DMin: Scalable Training Data Influence Estimation for Diffusion Models
Huawei Lin, Yingjie Lao, Weijie Zhao
TL;DR
This work addresses the scalability gap in training data influence estimation for diffusion models with billions of parameters. It introduces DMin, a gradient-compression framework that caches per-sample gradients across diffusion timesteps, applies $L_2$ normalization, and compresses them via padding, permutation, random projection, and group summation, enabling exact inner-product influence scores or fast $k$-nearest-neighbor retrieval with negligible storage overhead. The approach dramatically reduces per-sample storage from TBs to MBs/KBs and delivers sub-second top-$k$ retrieval, validated on both conditional and unconditional diffusion models with substantial performance gains over baselines.
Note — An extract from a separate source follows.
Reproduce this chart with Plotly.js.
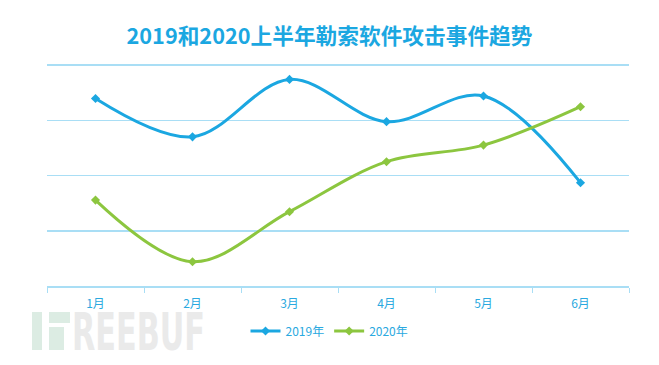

The results demonstrate accurate identification of influential training samples while achieving orders-of-magnitude improvements in time and memory, making scalable influence estimation feasible for state-of-the-art, large-scale diffusion models. The work also provides an open-source PyTorch implementation, broadening practical adoption and enabling transparency and data provenance in diffusion-model outputs.
Abstract
Identifying the training data samples that most influence a generated image is a critical task in understanding diffusion models (DMs), yet existing influence estimation methods are constrained to small-scale or LoRA-tuned models due to computational limitations. To address this challenge, we propose DMin (Diffusion Model influence), a scalable framework for estimating the influence of each training data sample on a given generated image. To the best of our knowledge, it is the first method capable of influence estimation for DMs with billions of parameters. Leveraging efficient gradient compression, DMin reduces storage requirements from hundreds of TBs to mere MBs or even KBs, and retrieves the top-k most influential training samples in under 1 second, all while maintaining performance. Our empirical results demonstrate DMin is both effective in identifying influential training samples and efficient in terms of computational and storage requirements.